** Start **

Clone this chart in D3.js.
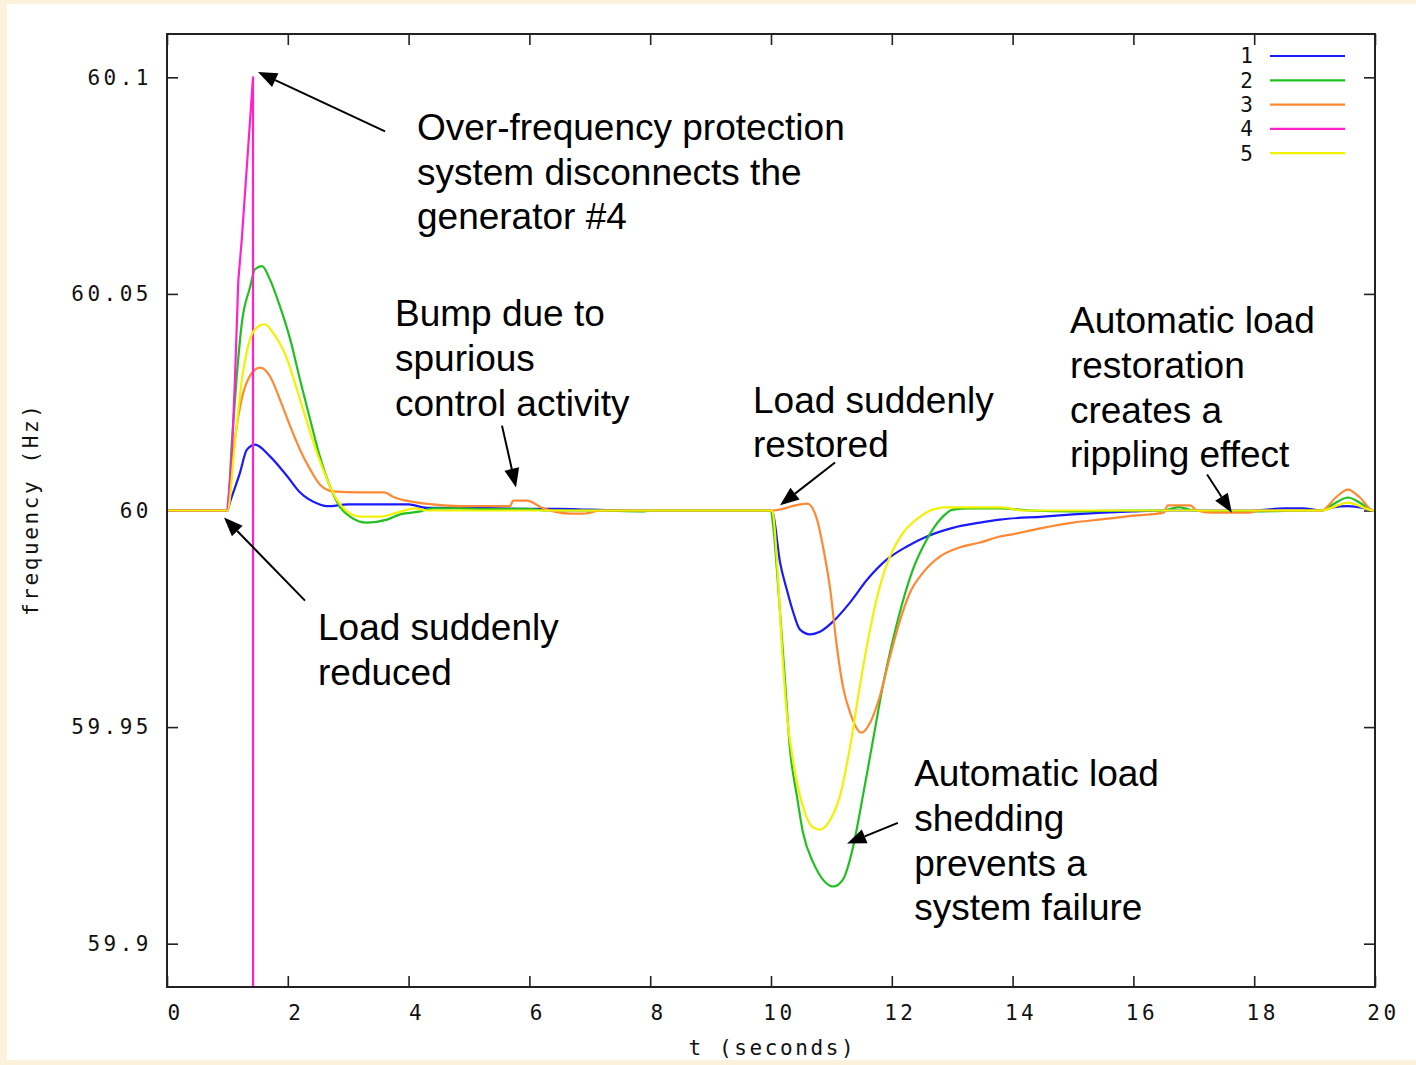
<!DOCTYPE html>
<html>
<head>
<meta charset="utf-8">
<script src="https://cdn.jsdelivr.net/npm/d3@7"></script>
<style>
  html, body { margin: 0; padding: 0; background: #fcf1db; }
  svg { display: block; }
</style>
</head>
<body>
<svg id="chart" width="1416" height="1065"></svg>
<script>
// ---- Frequency response of five generators (t in seconds, f in Hz) ----
const seriesNames = ["1", "2", "3", "4", "5"];
const seriesColors = ["#1a1aff", "#1fc01f", "#ff8833", "#ff22cc", "#f2f200"];

const t1 = [0, 1.0, 1.04, 1.21, 1.32, 1.457, 1.705, 1.99, 2.2, 2.53, 2.65, 3.0, 4.0, 4.3, 5.0, 6.0, 6.5, 7.0, 8.0, 10.0,
  10.03, 10.15, 10.26, 10.37, 10.48, 10.65, 10.81, 11.03, 11.31, 11.59, 11.92, 12.25, 12.58, 13.01, 13.46, 13.79,
  14.5, 15.0, 16.0, 16.5, 17.0, 18.0, 18.5, 18.8, 19.1, 19.3, 19.55, 19.8, 20.0];
const f1 = [60, 60, 60.0018, 60.0088, 60.014, 60.0152, 60.0125, 60.0079, 60.0042, 60.0014, 60.001, 60.0014, 60.0014,
  60.0006, 60.0006, 60.0004, 60.0004, 60.0002, 60, 60,
  59.9995, 59.988, 59.9818, 59.9764, 59.9725, 59.9714, 59.972, 59.9744, 59.9788, 59.984, 59.9887, 59.9917, 59.994,
  59.996, 59.9972, 59.9979, 59.9986, 59.9991, 59.9998, 60, 60, 60, 60.0005, 60.0005, 60.0, 60.0007, 60.001, 60.0006, 59.9998];

const t2 = [0, 1.0, 1.076, 1.16, 1.24, 1.374, 1.457, 1.573, 1.705, 1.87, 2.04, 2.2, 2.37, 2.53, 2.7, 2.86, 3.03, 3.31,
  3.64, 3.86, 4.2, 4.4, 4.85, 5.2, 5.7, 5.96, 6.3, 7.0, 7.9, 8.0, 10.0,
  10.03, 10.15, 10.23, 10.31, 10.43, 10.53, 10.7, 10.86, 11.03, 11.19, 11.36, 11.52, 11.69, 11.85, 12.02, 12.19,
  12.35, 12.58, 12.8, 13.01, 13.3, 13.8, 14.3, 15.0, 16.0, 16.5, 16.75, 17.0, 17.5, 18.0, 19.0, 19.12, 19.35,
  19.55, 19.75, 19.97, 20.0];
const f2 = [60, 60, 60.0164, 60.0319, 60.0434, 60.0515, 60.0557, 60.0564, 60.0533, 60.0471, 60.0395, 60.0303, 60.021,
  60.0125, 60.0055, 60.0009, 59.9986, 59.9972, 59.9979, 59.9991, 59.9998, 60.0005, 60.0005, 60.0003, 60.0004,
  60.0004, 60.0, 60.0, 59.9998, 60, 60,
  59.9972, 59.9764, 59.961, 59.9455, 59.934, 59.9256, 59.9187, 59.9148, 59.9132, 59.9148, 59.9224, 59.934,
  59.9471, 59.9594, 59.9702, 59.9794, 59.9864, 59.9933, 59.9979, 60.0002, 60.0005, 60.0005, 60.0, 59.9998,
  60.0, 60.0, 60.0008, 60.0, 59.9998, 59.9998, 60.0, 60.0, 60.0018, 60.003, 60.0018, 60.0, 60.0];

const t3 = [0, 1.0, 1.09, 1.21, 1.34, 1.54, 1.705, 1.87, 2.04, 2.2, 2.37, 2.53, 2.75, 3.2, 3.6, 3.74, 4.07, 4.4,
  4.85, 5.68, 5.73, 5.96, 6.2, 6.4, 6.67, 6.9, 7.2, 7.5, 8.0, 10.0,
  10.03, 10.48, 10.6, 10.76, 10.86, 10.98, 11.09, 11.19, 11.31, 11.5, 11.64, 11.8, 11.97, 12.14, 12.3, 12.52,
  12.8, 13.13, 13.46, 13.79, 14.0, 14.5, 15.0, 15.5, 16.0, 16.5, 16.57, 16.94, 17.05, 17.3, 17.9, 18.1, 18.8,
  19.12, 19.35, 19.55, 19.75, 19.97, 20.0];
const f3 = [60, 60, 60.0125, 60.024, 60.0302, 60.033, 60.031, 60.0256, 60.0194, 60.0141, 60.0095, 60.006, 60.0044,
  60.0042, 60.0042, 60.0032, 60.002, 60.0014, 60.001, 60.001, 60.0023, 60.0023, 60.0007, 59.9998, 59.9993,
  59.9993, 60.0, 60.0, 60.0, 60.0,
  60.0, 60.0014, 60.0016, 59.998, 59.9917, 59.9818, 59.9686, 59.9594, 59.9533, 59.9487, 59.951, 59.957,
  59.9663, 59.9748, 59.981, 59.9857, 59.9894, 59.9915, 59.9926, 59.994, 59.9945, 59.996, 59.9972, 59.998,
  59.9988, 59.9995, 60.0012, 60.0012, 60.0, 59.9995, 59.9995, 60.0, 60.0, 60.0, 60.003, 60.0048, 60.003,
  60.0, 60.0];

const t4 = [0, 1.0, 1.071, 1.126, 1.18, 1.237, 1.325, 1.424, 1.425];
const f4 = [60, 60, 60.0115, 60.0307, 60.053, 60.0624, 60.08, 60.1, 59.8];

const t5 = [0, 1.0, 1.13, 1.24, 1.374, 1.49, 1.62, 1.755, 1.99, 2.15, 2.32, 2.48, 2.65, 2.81, 2.98, 3.2, 3.53,
  3.81, 4.1, 4.3, 8.0, 10.0,
  10.03, 10.1, 10.18, 10.26, 10.37, 10.53, 10.68, 10.81, 10.98, 11.14, 11.31, 11.47, 11.64, 11.8, 11.97, 12.19,
  12.47, 12.68, 12.9, 13.8, 14.2, 16.0, 17.0, 19.12, 19.35, 19.55, 19.75, 19.97, 20.0];
const f5 = [60, 60, 60.0164, 60.0302, 60.0395, 60.0423, 60.043, 60.041, 60.0349, 60.028, 60.0203, 60.0134,
  60.0072, 60.0025, 59.9998, 59.9986, 59.9986, 59.9995, 60.0005, 60.0, 60.0, 60,
  59.9995, 59.988, 59.9686, 59.9533, 59.9418, 59.9316, 59.927, 59.9263, 59.9286, 59.934, 59.9455, 59.9594,
  59.9725, 59.9824, 59.9894, 59.9949, 59.9986, 60.0002, 60.0007, 60.0007, 60.0, 60.0, 60.0, 60.0, 60.001,
  60.0018, 60.001, 60.0, 60.0];

const seriesT = [t1, t2, t3, t4, t5];
const seriesF = [f1, f2, f3, f4, f5];

// ---- Axis ticks ----
const xTicks = [0, 2, 4, 6, 8, 10, 12, 14, 16, 18, 20];
const yTicks = [59.9, 59.95, 60, 60.05, 60.1];
const yTickLabels = ["59.9", "59.95", "60", "60.05", "60.1"];
const xTitle = "t (seconds)";
const yTitle = "frequency (Hz)";

// ---- Callouts: text lines anchored at (t, f) and arrows from tail to tip ----
const noteLines = [
  ["Over-frequency protection", "system disconnects the", "generator #4"],
  ["Bump due to", "spurious", "control activity"],
  ["Load suddenly", "restored"],
  ["Automatic load", "restoration", "creates a", "rippling effect"],
  ["Load suddenly", "reduced"],
  ["Automatic load", "shedding", "prevents a", "system failure"]
];
const noteT = [4.139, 3.775, 9.702, 14.95, 2.50, 12.37];
const noteF = [60.0855, 60.0425, 60.0226, 60.0409, 59.9700, 59.9363];
const arrowTail = [[3.61, 60.0875], [5.546, 60.0196], [11.06, 60.0111], [17.22, 60.0083], [2.285, 59.9792], [12.10, 59.9279]];
const arrowTip  = [[1.507, 60.1012], [5.778, 60.0053], [10.15, 60.0012], [17.63, 59.9995], [0.944, 59.9984], [11.26, 59.9231]];

// ---- Layout ----
const W = 1416, H = 1065;
const plot = { left: 167, right: 1375, top: 34, bottom: 987 };
const mono = "'DejaVu Sans Mono', 'Liberation Mono', monospace";
const sans = "'Liberation Sans', Arial, Helvetica, sans-serif";
const monoSize = 21, monoSpacing = 3.5, titleSpacing = 2.6;

const svg = d3.select("#chart");
svg.append("rect").attr("width", W).attr("height", H).attr("fill", "#fcf1db");
svg.append("rect").attr("x", 7).attr("y", 4).attr("width", W - 7).attr("height", 1056).attr("fill", "#ffffff");

const x = d3.scaleLinear().domain([0, 20]).range([plot.left, plot.right]);
const y = d3.scaleLinear().domain([59.89, 60.11]).range([plot.bottom, plot.top]);

svg.append("defs").append("clipPath").attr("id", "plotClip")
  .append("rect").attr("x", plot.left).attr("y", plot.top)
  .attr("width", plot.right - plot.left).attr("height", plot.bottom - plot.top);

// ---- Axes (ticks point inward on all four sides) ----
function styleAxis(g) {
  g.select(".domain").remove();
  g.selectAll(".tick line").attr("stroke", "#222").attr("stroke-width", 1.6);
  g.selectAll(".tick text")
    .attr("font-family", mono).attr("font-size", monoSize)
    .attr("letter-spacing", monoSpacing).attr("fill", "#111");
}
svg.append("g").attr("transform", `translate(0,${plot.bottom})`)
  .call(d3.axisBottom(x).tickValues(xTicks).tickSizeInner(-11).tickSizeOuter(0).tickPadding(18)
    .tickFormat(d3.format("d")))
  .call(styleAxis)
  .call(g => g.selectAll(".tick text").attr("dx", 8));
svg.append("g").attr("transform", `translate(0,${plot.top})`)
  .call(d3.axisTop(x).tickValues(xTicks).tickSizeInner(-11).tickSizeOuter(0).tickFormat(""))
  .call(styleAxis);
svg.append("g").attr("transform", `translate(${plot.left},0)`)
  .call(d3.axisLeft(y).tickValues(yTicks).tickSizeInner(-11).tickSizeOuter(0).tickPadding(15)
    .tickFormat((d, i) => yTickLabels[i]))
  .call(styleAxis);
svg.append("g").attr("transform", `translate(${plot.right},0)`)
  .call(d3.axisRight(y).tickValues(yTicks).tickSizeInner(-11).tickSizeOuter(0).tickFormat(""))
  .call(styleAxis);

// Axis titles
svg.append("text").attr("x", (plot.left + plot.right) / 2 + titleSpacing / 2).attr("y", 1055)
  .attr("text-anchor", "middle").attr("font-family", mono).attr("font-size", monoSize)
  .attr("letter-spacing", titleSpacing).attr("fill", "#111").text(xTitle);
svg.append("text")
  .attr("transform", `translate(38,${y(60)}) rotate(-90)`)
  .attr("text-anchor", "middle").attr("dx", titleSpacing / 2).attr("font-family", mono).attr("font-size", monoSize)
  .attr("letter-spacing", titleSpacing).attr("fill", "#111").text(yTitle);

// ---- Series lines ----
const lines = svg.append("g").attr("clip-path", "url(#plotClip)");
seriesT.forEach((ts, i) => {
  const pts = ts.map((t, j) => [t, seriesF[i][j]]);
  const gen = d3.line().x(d => x(d[0])).y(d => y(d[1]))
    .curve(i === 3 ? d3.curveLinear : d3.curveMonotoneX);
  lines.append("path").datum(pts)
    .attr("fill", "none").attr("stroke", seriesColors[i])
    .attr("stroke-width", 2.2).attr("stroke-linejoin", "round")
    .attr("d", gen);
});

// ---- Frame ----
svg.append("rect").attr("x", plot.left).attr("y", plot.top)
  .attr("width", plot.right - plot.left).attr("height", plot.bottom - plot.top)
  .attr("fill", "none").attr("stroke", "#222").attr("stroke-width", 2);

// ---- Legend ----
const legend = svg.append("g");
seriesNames.forEach((name, i) => {
  const ly = 56 + i * 24.3;
  legend.append("text").attr("x", 1253 + monoSpacing).attr("y", ly).attr("dy", "0.35em")
    .attr("text-anchor", "end").attr("font-family", mono).attr("font-size", monoSize)
    .attr("letter-spacing", monoSpacing).attr("fill", "#111").text(name);
  legend.append("line").attr("x1", 1270).attr("x2", 1345).attr("y1", ly).attr("y2", ly)
    .attr("stroke", seriesColors[i]).attr("stroke-width", 2.2);
});

// ---- Callout text ----
const notes = svg.append("g").attr("font-family", sans).attr("font-size", 37).attr("fill", "#000");
noteLines.forEach((ls, i) => {
  const txt = notes.append("text").attr("x", x(noteT[i])).attr("y", y(noteF[i]));
  ls.forEach((s, k) => {
    txt.append("tspan").attr("x", x(noteT[i])).attr("dy", k === 0 ? 0 : 44.6).text(s);
  });
});

// ---- Callout arrows ----
const arrows = svg.append("g");
arrowTail.forEach((tail, i) => {
  const x0 = x(tail[0]), y0 = y(tail[1]);
  const x1 = x(arrowTip[i][0]), y1 = y(arrowTip[i][1]);
  const a = Math.atan2(y1 - y0, x1 - x0);
  const len = 19, half = 7.5;
  const bx = x1 - len * Math.cos(a), by = y1 - len * Math.sin(a);
  arrows.append("line").attr("x1", x0).attr("y1", y0).attr("x2", bx).attr("y2", by)
    .attr("stroke", "#000").attr("stroke-width", 2);
  const p = [
    [x1, y1],
    [bx + half * Math.sin(a), by - half * Math.cos(a)],
    [bx - half * Math.sin(a), by + half * Math.cos(a)]
  ];
  arrows.append("path").attr("d", "M" + p.map(q => q.join(",")).join("L") + "Z").attr("fill", "#000");
});
</script>
</body>
</html>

** End **

With the pictures left out, restate word for word every line of the data above, from the first down to the line that contains "60.001, 60.0006, 59.9998];".

## Full answer
Clone this chart in D3.js.
<!DOCTYPE html>
<html>
<head>
<meta charset="utf-8">
<script src="https://cdn.jsdelivr.net/npm/d3@7"></script>
<style>
  html, body { margin: 0; padding: 0; background: #fcf1db; }
  svg { display: block; }
</style>
</head>
<body>
<svg id="chart" width="1416" height="1065"></svg>
<script>
// ---- Frequency response of five generators (t in seconds, f in Hz) ----
const seriesNames = ["1", "2", "3", "4", "5"];
const seriesColors = ["#1a1aff", "#1fc01f", "#ff8833", "#ff22cc", "#f2f200"];

const t1 = [0, 1.0, 1.04, 1.21, 1.32, 1.457, 1.705, 1.99, 2.2, 2.53, 2.65, 3.0, 4.0, 4.3, 5.0, 6.0, 6.5, 7.0, 8.0, 10.0,
  10.03, 10.15, 10.26, 10.37, 10.48, 10.65, 10.81, 11.03, 11.31, 11.59, 11.92, 12.25, 12.58, 13.01, 13.46, 13.79,
  14.5, 15.0, 16.0, 16.5, 17.0, 18.0, 18.5, 18.8, 19.1, 19.3, 19.55, 19.8, 20.0];
const f1 = [60, 60, 60.0018, 60.0088, 60.014, 60.0152, 60.0125, 60.0079, 60.0042, 60.0014, 60.001, 60.0014, 60.0014,
  60.0006, 60.0006, 60.0004, 60.0004, 60.0002, 60, 60,
  59.9995, 59.988, 59.9818, 59.9764, 59.9725, 59.9714, 59.972, 59.9744, 59.9788, 59.984, 59.9887, 59.9917, 59.994,
  59.996, 59.9972, 59.9979, 59.9986, 59.9991, 59.9998, 60, 60, 60, 60.0005, 60.0005, 60.0, 60.0007, 60.001, 60.0006, 59.9998];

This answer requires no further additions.